## [Task requirements]
Output exactly, and only, the stretch of lines beginning at the line with "Reproduce this diagram with TikZ." and ending at the last line of the listing below. Drop the pictures.
[START OF Dataset extract]
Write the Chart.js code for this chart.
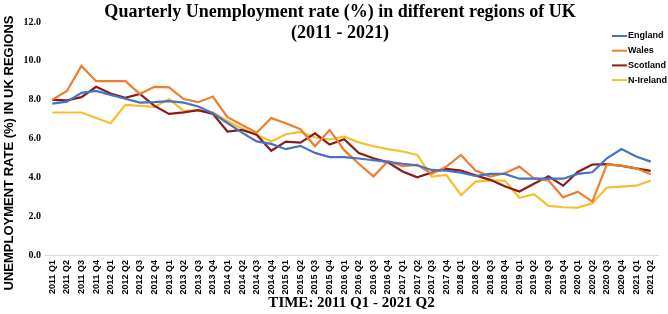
<!DOCTYPE html>
<html>
<head>
<meta charset="utf-8">
<script src="https://cdn.jsdelivr.net/npm/chart.js@4"></script>
<style>
html,body{margin:0;padding:0;background:#fff;}
#wrap{width:668px;height:314px;}
</style>
</head>
<body>
<div id="wrap"><canvas id="c" width="668" height="314"></canvas></div>
<script>
const categories = [];
const years = [2011,2012,2013,2014,2015,2016,2017,2018,2019,2020,2021];
for (const y of years) { for (let q = 1; q <= 4; q++) { if (y === 2021 && q > 2) break; categories.push(y + ' Q' + q); } }

const england = [7.8,7.9,8.35,8.45,8.25,8.05,7.85,7.87,7.92,7.85,7.65,7.3,6.8,6.3,5.85,5.72,5.45,5.62,5.26,5.04,5.04,4.97,4.88,4.8,4.7,4.62,4.38,4.34,4.24,4.07,4.18,4.18,3.93,3.93,3.93,3.93,4.18,4.26,4.98,5.46,5.07,4.81];
const wales = [8.0,8.45,9.74,8.95,8.95,8.95,8.3,8.66,8.63,8.03,7.87,8.16,7.1,6.7,6.3,7.05,6.79,6.48,5.6,6.44,5.4,4.7,4.05,4.83,4.58,4.64,4.18,4.55,5.15,4.35,4.04,4.21,4.55,3.95,3.83,2.97,3.26,2.75,4.67,4.6,4.47,4.16];
const scotland = [7.99,7.96,8.13,8.66,8.32,8.09,8.3,7.68,7.27,7.35,7.46,7.27,6.36,6.44,6.19,5.37,5.84,5.79,6.27,5.69,5.96,5.25,4.98,4.77,4.3,4.0,4.25,4.44,4.35,4.1,3.87,3.54,3.27,3.67,4.05,3.57,4.28,4.66,4.68,4.59,4.46,4.33];
const nIreland = [7.34,7.34,7.34,7.06,6.79,7.73,7.68,7.63,8.03,7.42,7.44,7.35,6.9,6.5,6.19,5.84,6.22,6.34,6.05,5.95,6.1,5.8,5.6,5.45,5.33,5.15,4.04,4.12,3.09,3.78,3.83,3.83,2.95,3.13,2.53,2.46,2.44,2.66,3.47,3.52,3.57,3.83];

const seriesNames = ['England','Wales','Scotland','N-Ireland'];
const seriesColors = ['#4472C4','#ED7D31','#8B1A1A','#F5C02B'];
const seriesValues = [england, wales, scotland, nIreland];

const titleLines = ['Quarterly Unemployment rate (%) in different regions of UK', '(2011 - 2021)'];
const yTitle = 'UNEMPLOYMENT RATE (%) IN UK REGIONS';
const xTitle = 'TIME: 2011 Q1 - 2021 Q2';

const overlay = {
  id: 'overlay',
  afterDraw(chart) {
    const ctx = chart.ctx;
    ctx.save();
    ctx.fillStyle = '#000';
    ctx.textAlign = 'center';
    ctx.textBaseline = 'middle';
    ctx.font = 'bold 18px "Liberation Serif"';
    ctx.fillText(titleLines[0], 340, 12);
    ctx.fillText(titleLines[1], 340, 33);
    // y axis title
    ctx.save();
    ctx.translate(9, 153);
    ctx.rotate(-Math.PI / 2);
    ctx.font = 'bold 13px "Liberation Sans"';
    ctx.fillText(yTitle, 0, 0);
    ctx.restore();
    // legend
    ctx.textAlign = 'left';
    ctx.font = 'bold 9px "Liberation Sans"';
    chart.data.datasets.forEach((ds, i) => {
      const y = 36 + i * 14.7;
      ctx.strokeStyle = ds.borderColor;
      ctx.lineWidth = 2;
      ctx.beginPath();
      ctx.moveTo(612, y);
      ctx.lineTo(627, y);
      ctx.stroke();
      ctx.fillStyle = '#000';
      ctx.fillText(ds.label, 628, y);
    });
    ctx.restore();
  }
};

new Chart(document.getElementById('c'), {
  type: 'line',
  data: {
    labels: categories,
    datasets: seriesNames.map((n, i) => ({
      label: n,
      data: seriesValues[i],
      borderColor: seriesColors[i],
      backgroundColor: seriesColors[i],
      borderWidth: 2.2,
      pointRadius: 0,
      tension: 0,
      fill: false
    }))
  },
  options: {
    responsive: false,
    animation: false,
    layout: { padding: { top: 22, right: 10, left: 0, bottom: 0 } },
    plugins: {
      legend: { display: false },
      title: { display: false },
      tooltip: { enabled: false }
    },
    scales: {
      x: {
        offset: true,
        grid: { display: false, drawTicks: false },
        border: { display: true, color: '#d9d9d9', width: 1 },
        ticks: {
          autoSkip: false, maxRotation: 90, minRotation: 90, padding: 5,
          color: '#000', font: { family: '"Liberation Sans"', weight: 'bold', size: 9 }
        },
        title: {
          display: true, text: xTitle, color: '#000',
          font: { family: '"Liberation Serif"', weight: 'bold', size: 15 },
          padding: { top: 0, bottom: 2 }
        },
        afterFit(scale) { scale.height = 59; }
      },
      y: {
        min: 0, max: 12,
        grid: { display: false, drawTicks: false },
        border: { display: false },
        ticks: {
          stepSize: 2, padding: 4, color: '#000',
          font: { family: '"Liberation Serif"', weight: 'bold', size: 10 },
          callback: v => Number(v).toFixed(1)
        },
        title: { display: false },
        afterFit(scale) { scale.width = 45; }
      }
    }
  },
  plugins: [overlay]
});
</script>
</body>
</html>
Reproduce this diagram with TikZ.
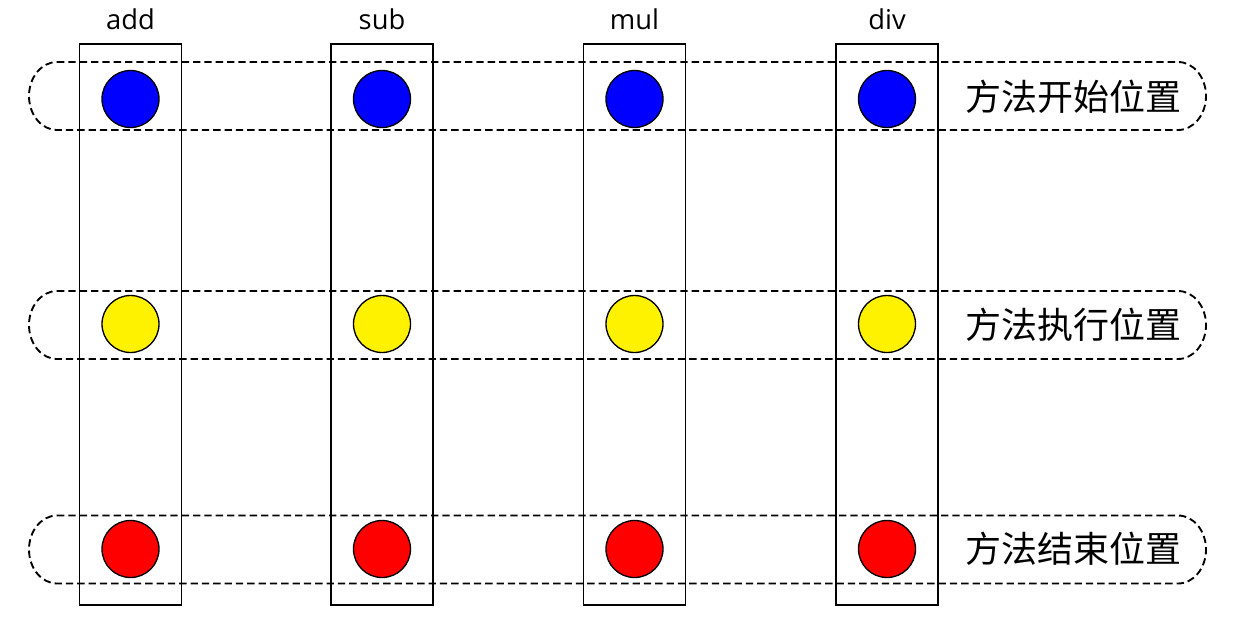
\documentclass[tikz,border=0pt]{standalone}
\usepackage{fontspec}
\setmainfont{Open Sans}
\newfontfamily\cjk{Noto Sans CJK SC}
\begin{document}
\begin{tikzpicture}[x=0.75pt,y=-0.75pt,
  band/.style={draw=black, dash pattern=on 5.5pt off 3pt, line width=1.4pt},
  col/.style={draw=black, line width=1.4pt, minimum width=102*0.75pt, minimum height=561*0.75pt, inner sep=0pt},
  dot/.style={circle, draw=black, line width=1pt, minimum size=57*0.75pt, inner sep=0pt},
  hdr/.style={font=\fontsize{20.5pt}{22pt}\selectfont, inner sep=0pt},
  lbl/.style={font=\cjk\fontsize{27pt}{29pt}\selectfont, inner sep=0pt}]
\useasboundingbox (0,0) rectangle (1237,629);
\foreach \y in {96,325,549.5}{
  \draw[band] (57,\y-34) -- (1178,\y-34)
    arc[start angle=90, end angle=-90, x radius=21pt, y radius=25.5pt]
    -- (57,\y+34)
    arc[start angle=270, end angle=90, x radius=21pt, y radius=25.5pt] -- cycle;
}
\node[col] (c1) at (130.5,324.5) {};
\node[col] (c2) at (382,324.5) {};
\node[col] (c3) at (634.5,324.5) {};
\node[col] (c4) at (887,324.5) {};
\foreach \i/\x in {1/130.5,2/382,3/634.5,4/887}{
  \node[dot, fill=blue] (s\i) at (\x,99) {};
  \node[dot, fill=yellow] (m\i) at (\x,324) {};
  \node[dot, fill=red] (e\i) at (\x,549) {};
}
\node[hdr] (h1) at (130.5,19) {add};
\node[hdr] (h2) at (382,19) {sub};
\node[hdr] (h3) at (634.5,19) {mul};
\node[hdr] (h4) at (887,19) {div};
\node[lbl] (l1) at (1073,97) {方法开始位置};
\node[lbl] (l2) at (1073,325) {方法执行位置};
\node[lbl] (l3) at (1073,549) {方法结束位置};
\end{tikzpicture}
\end{document}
[END OF Dataset extract]
## [Response]
Reproduce this diagram with TikZ.
\documentclass[tikz,border=0pt]{standalone}
\usepackage{fontspec}
\setmainfont{Open Sans}
\newfontfamily\cjk{Noto Sans CJK SC}
\begin{document}
\begin{tikzpicture}[x=0.75pt,y=-0.75pt,
  band/.style={draw=black, dash pattern=on 5.5pt off 3pt, line width=1.4pt},
  col/.style={draw=black, line width=1.4pt, minimum width=102*0.75pt, minimum height=561*0.75pt, inner sep=0pt},
  dot/.style={circle, draw=black, line width=1pt, minimum size=57*0.75pt, inner sep=0pt},
  hdr/.style={font=\fontsize{20.5pt}{22pt}\selectfont, inner sep=0pt},
  lbl/.style={font=\cjk\fontsize{27pt}{29pt}\selectfont, inner sep=0pt}]
\useasboundingbox (0,0) rectangle (1237,629);
\foreach \y in {96,325,549.5}{
  \draw[band] (57,\y-34) -- (1178,\y-34)
    arc[start angle=90, end angle=-90, x radius=21pt, y radius=25.5pt]
    -- (57,\y+34)
    arc[start angle=270, end angle=90, x radius=21pt, y radius=25.5pt] -- cycle;
}
\node[col] (c1) at (130.5,324.5) {};
\node[col] (c2) at (382,324.5) {};
\node[col] (c3) at (634.5,324.5) {};
\node[col] (c4) at (887,324.5) {};
\foreach \i/\x in {1/130.5,2/382,3/634.5,4/887}{
  \node[dot, fill=blue] (s\i) at (\x,99) {};
  \node[dot, fill=yellow] (m\i) at (\x,324) {};
  \node[dot, fill=red] (e\i) at (\x,549) {};
}
\node[hdr] (h1) at (130.5,19) {add};
\node[hdr] (h2) at (382,19) {sub};
\node[hdr] (h3) at (634.5,19) {mul};
\node[hdr] (h4) at (887,19) {div};
\node[lbl] (l1) at (1073,97) {方法开始位置};
\node[lbl] (l2) at (1073,325) {方法执行位置};
\node[lbl] (l3) at (1073,549) {方法结束位置};
\end{tikzpicture}
\end{document}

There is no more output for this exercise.